Two floating layers sit above the main UI, and both rest on std/layout’s floating node, so they land correctly however deep in the tree you declare them.

f.modal_begin(key, w, h) -> bool / f.modal_end() open a centred dialog over a dimmed scrim (pass h = 0 to size to content). While it’s open the widgets behind it go inert — clicks can’t fall through — and a press on the scrim outside the panel returns false, the caller’s cue to close it. Build the contents as a column between the two calls; it’s the reusable basis for a settings dialog, a confirmation, a picker:

if settings_open {
    if !f.modal_begin("settings", 420, 0) {   // false → pressed outside; close it
        settings_open = false
    }
    f.heading("Settings")
    theme = f.segmented("theme", ["Light", "Dark"], theme)
    if f.primary("Done") { settings_open = false }
    f.modal_end()
}

f.popover_begin(key, x, y) -> bool / f.popover_end() open an anchored menu at a point — no scrim — with the same press-outside-to-close behaviour, filled with f.menu_item(txt) -> bool rows. The cursor position is the usual anchor, which makes it the natural context menu or dropdown.

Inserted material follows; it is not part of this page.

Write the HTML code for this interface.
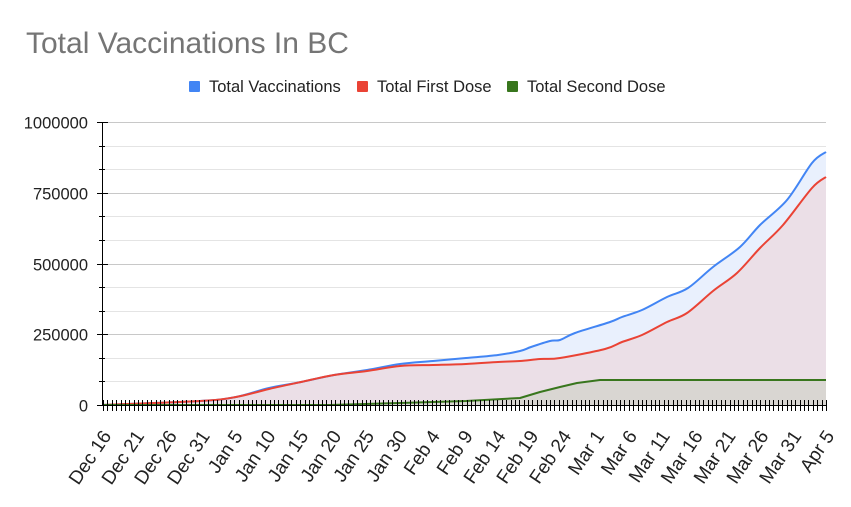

Theme, zoom, and what it all rests on

f.use_dark() and f.use_light() re-theme the entire app — the default is a warm “parchment and clay” look — and f.bg() hands you the current background colour to pass to draw.begin. f.set_zoom(pct) sets the app-wide text size (clamped 60–220 — pick a sensible default at startup, e.g. f.set_zoom(80)) and f.zoom_by(delta) nudges it for accessibility. None of this is special-cased: Flare delegates everything to std/ui, so the theme, the per-frame UI tape (a record of input and draw commands, in the spirit of the execution tape from Chapter 19), and contracts all carry over unchanged. Flare is a few hundred lines of Ingle over std/ui and std/layout — you could have written it.

Staying at sixty

The loop rebuilds every frame, so two costs have to stay flat as content grows — and Flare keeps both flat. List virtualizationf.virtual_begin(key, count), then f.virtual_item(i) / f.virtual_item_end() per row, then f.virtual_end() — builds and lays out only the rows whose extent falls in the scroll viewport (plus a little overscan), with strut spacers preserving the scrollbar, so a list of ten thousand rows costs about a screenful. And when nothing is happening the loop stops spinning: it blocks on the OS event queue once there’s no input, nothing animating (f.is_animating()), and no reply streaming, so a still app falls from ~99% of a CPU core to ~0% while still waking instantly on the next event. Together they’re why a long, live chat transcript holds 60fps.

What’s not there yet

True to the book’s deal (Chapter 23), here are the edges:

  • checkbox and slider exist in std/ui but aren’t wrapped into the Flare flexbox model yet — for now a button or a segmented bound to a var does the job.
  • Inline Markdown emphasis renders, but with faux faces. rich_text and markdown now draw **bold** and *italic* — but only one weight of the UI font is embedded, so bold and italic are synthesised (thickened and slanted) rather than drawn from real face files. It reads fine; it isn’t yet typographically honest (OFI-077, open).
  • Selection in markdown is per-block. You can drag-select and copy within a single code or prose block, but not yet across blocks.

Fireside trivia. The vocabulary Flare settled on — row, column, spacer, grow, justify, align — isn’t an accident. It’s flexbox, the layout model every front-end developer (and every model trained on their code) knows cold. Pair it with events-as-return-values, where the handler sits physically next to the widget, and you get a UI dialect with almost no hidden control flow: no callback indirection, no effect scheduling, no retained tree mutating behind your back. The whole stack, layout solver included, is itself a handful of readable Ingle files.